Earlier today I was reading a book to my friend’s little boy. In the book, Big Bird was asking the kids to pick objects that fell into certain categories. For instance, he would ask the child to pick out something that we eat from a page full of blue objects, and the child would pick the bowl of blueberries. A page of green objects may contain a coat, and Big Bird would ask the kids to choose the thing that we wear. We expanded this game a little by talking about the other objects on the page as well, not just doing what was in the book, but going further than Big Bird asked us to.

We both had a blast reading the book, and I was telling Ana all about it on our way home. She told me that what we were doing was called “categorizing and classifying”. I had no idea while we were reading we were actually working on developing this little boy’s critical thinking skills. I was giving him categories and he was classifying the objects into those categories. We were building up his classify and categorize foundation that will allow him as an adult to read op-eds in the newspaper (if those still exist by then) and determine the author’s political leanings and motivations as he is considering the points the author is making. Pretty cool, huh?

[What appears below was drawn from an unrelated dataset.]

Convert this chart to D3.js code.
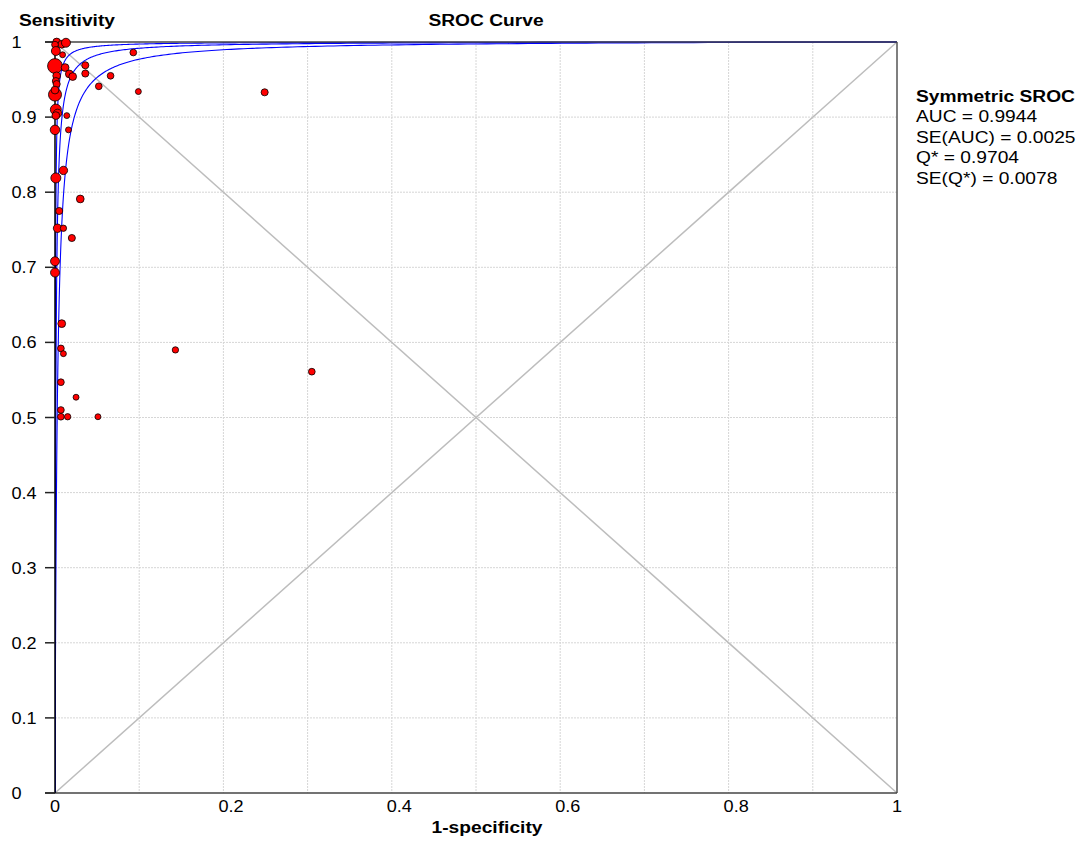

Now I’m thinking of other activities we could do with the same book. One of the ideas I had was to close the book and ask him to find an orange animal. This would exercise his mind by asking him to classify an object into two categories instead of just one. As a computer nerd, I’d be interested to see how he’d approach that problem. Would he take the most efficient search approach and flip through the book to find the orange page, then look for an animal? Or would he look at each page identifying all the animals and then classifying them by colors? My guess is that kids of different ages may take different approaches.

Digital ABCs — Lesson Idea #1

Over the weekend we were visiting some friends who have a three year old, and we were talking about activities parents can do with kids his age to prepare them to be successful readers. One of the ideas we came up with was to go on a walk or hike with a digital camera. The mission/game in this activity is to get the child to take as many photos as they can of things that begin with a certain sound (phoneme). The game can be played a different way for more advanced kids, who you can ask to take photos of things that begin with a certain letter.

In the first game we’re working on phonemic awareness, so if we’re trying to find things that start with the /f/ sound, a phone booth is a great photo. In the second game we’re working on phonics (connecting sounds with letters), so the phone booth becomes tricky. It would be a great photo if we’re looking for things that begin with the letter “p”, but not if we’re looking for things that begin with the letter “f”.

You can even make this a math activity by having the kids count the photos, add the correct and incorrect answers together, subtract incorrect from correct, etc.